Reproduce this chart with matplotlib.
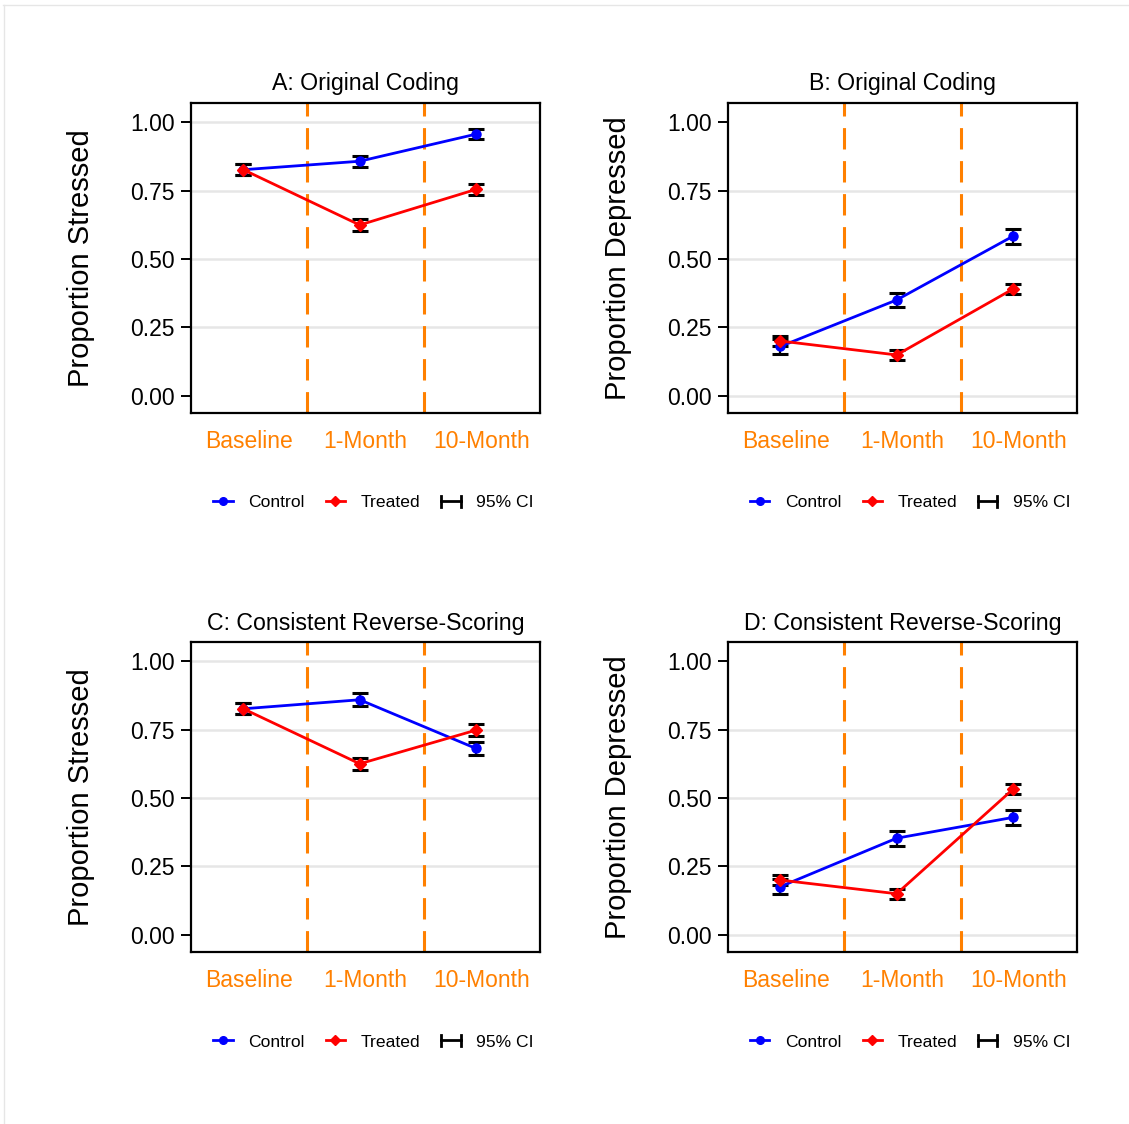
import matplotlib
matplotlib.use("Agg")
import matplotlib.pyplot as plt
from matplotlib.lines import Line2D
from matplotlib.legend_handler import HandlerBase

plt.rcParams['font.family'] = ['Liberation Sans', 'DejaVu Sans']

# datos
waves = ['Baseline', '1-Month', '10-Month']
x_pts = [1, 2, 3]

titles = ['A: Original Coding', 'B: Original Coding',
          'C: Consistent Reverse-Scoring', 'D: Consistent Reverse-Scoring']
ylabels = ['Proportion Stressed', 'Proportion Depressed',
           'Proportion Stressed', 'Proportion Depressed']

control_A = [0.826, 0.857, 0.956]
control_A_ci = [0.020, 0.020, 0.019]
treated_A = [0.826, 0.624, 0.754]
treated_A_ci = [0.020, 0.021, 0.021]

control_B = [0.180, 0.350, 0.583]
control_B_ci = [0.028, 0.027, 0.027]
treated_B = [0.200, 0.149, 0.390]
treated_B_ci = [0.018, 0.019, 0.020]

control_C = [0.826, 0.859, 0.681]
control_C_ci = [0.020, 0.024, 0.025]
treated_C = [0.826, 0.625, 0.748]
treated_C_ci = [0.020, 0.021, 0.021]

control_D = [0.176, 0.353, 0.429]
control_D_ci = [0.028, 0.028, 0.027]
treated_D = [0.200, 0.150, 0.532]
treated_D_ci = [0.018, 0.019, 0.019]

yticks = [0, 0.25, 0.5, 0.75, 1.0]
grid_AC = [0.25, 0.5, 0.75, 1.0]
grid_BD = [0, 0.25, 0.5, 0.75]

paneles = [
    (control_A, control_A_ci, treated_A, treated_A_ci, grid_AC),
    (control_B, control_B_ci, treated_B, treated_B_ci, grid_BD),
    (control_C, control_C_ci, treated_C, treated_C_ci, grid_AC),
    (control_D, control_D_ci, treated_D, treated_D_ci, grid_BD),
]

naranja = '#ff8000'


class HandlerCI(HandlerBase):
    # dibuja |-| para el intervalo de confianza
    def create_artists(self, legend, orig_handle, xdescent, ydescent,
                       width, height, fontsize, trans):
        y = height / 2 - ydescent
        x0, x1 = -xdescent, width - xdescent
        h = height * 0.45
        arts = [Line2D([x0, x1], [y, y], color='black', lw=2),
                Line2D([x0, x0], [y - h, y + h], color='black', lw=2),
                Line2D([x1, x1], [y - h, y + h], color='black', lw=2)]
        for a in arts:
            a.set_transform(trans)
        return arts


fig = plt.figure(figsize=(11.29, 11.24), dpi=100)

# marco tenue arriba e izquierda
fig.add_artist(Line2D([0.003, 0.999], [0.9955, 0.9955], color='#e6e6e6', lw=1,
                      transform=fig.transFigure))
fig.add_artist(Line2D([0.0035, 0.0035], [0.0, 0.9955], color='#e6e6e6', lw=1,
                      transform=fig.transFigure))

lefts = [0.1692, 0.6448, 0.1692, 0.6448]
bottoms = [0.6326, 0.6326, 0.1530, 0.1530]
ancho, alto = 0.3091, 0.2758

for i, (ctrl, ctrl_ci, trt, trt_ci, grid_vals) in enumerate(paneles):
    ax = fig.add_axes([lefts[i], bottoms[i], ancho, alto])
    ax.set_xlim(0.55, 3.55)
    ax.set_ylim(-0.063, 1.07)

    for g in grid_vals:
        ax.axhline(g, color='#e6e6e6', lw=1.8, zorder=0)
    for xv in [1.55, 2.55]:
        ax.axvline(xv, color=naranja, lw=2.2, dashes=(7, 3.8), zorder=1)

    ax.errorbar(x_pts, ctrl, yerr=ctrl_ci, fmt='none', ecolor='black',
                elinewidth=1.6, capsize=5.5, capthick=2.2, zorder=3)
    ax.errorbar(x_pts, trt, yerr=trt_ci, fmt='none', ecolor='black',
                elinewidth=1.6, capsize=5.5, capthick=2.2, zorder=3)
    ax.plot(x_pts, ctrl, color='blue', lw=2, marker='o', ms=6.5, zorder=4)
    ax.plot(x_pts, trt, color='red', lw=2, marker='D', ms=6, zorder=5)

    ax.set_xticks([1.05, 2.05, 3.05])
    ax.set_xticklabels(waves, color=naranja, fontsize=16.5)
    ax.tick_params(axis='x', length=0, pad=12)
    ax.set_yticks(yticks)
    ax.set_yticklabels(['%.2f' % v for v in yticks], fontsize=16.5)
    ax.tick_params(axis='y', length=7.5, width=1.4, pad=4)

    for s in ax.spines.values():
        s.set_linewidth(1.6)

    ax.set_title(titles[i], fontsize=16.7, pad=9)
    ax.set_ylabel(ylabels[i], fontsize=21)
    ax.yaxis.set_label_coords(-0.275, 0.5)

    handles = [Line2D([], [], color='blue', lw=2, marker='o', ms=5.5),
               Line2D([], [], color='red', lw=2, marker='D', ms=5),
               Line2D([], [], color='black')]
    ax.legend(handles, ['Control', 'Treated', '95% CI'],
              handler_map={handles[2]: HandlerCI()},
              loc='center', bbox_to_anchor=(0.523, -0.29), ncol=3,
              frameon=False, fontsize=12.6, handlelength=1.1,
              handletextpad=0.9, columnspacing=1.2)

fig.savefig('out.png', dpi=100)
· · · · ·
**Your goal**. Pick out the lines containing the string "matplotlib".

**Task result**.
Reproduce this chart with matplotlib.
import matplotlib
matplotlib.use("Agg")
import matplotlib.pyplot as plt
from matplotlib.lines import Line2D
from matplotlib.legend_handler import HandlerBase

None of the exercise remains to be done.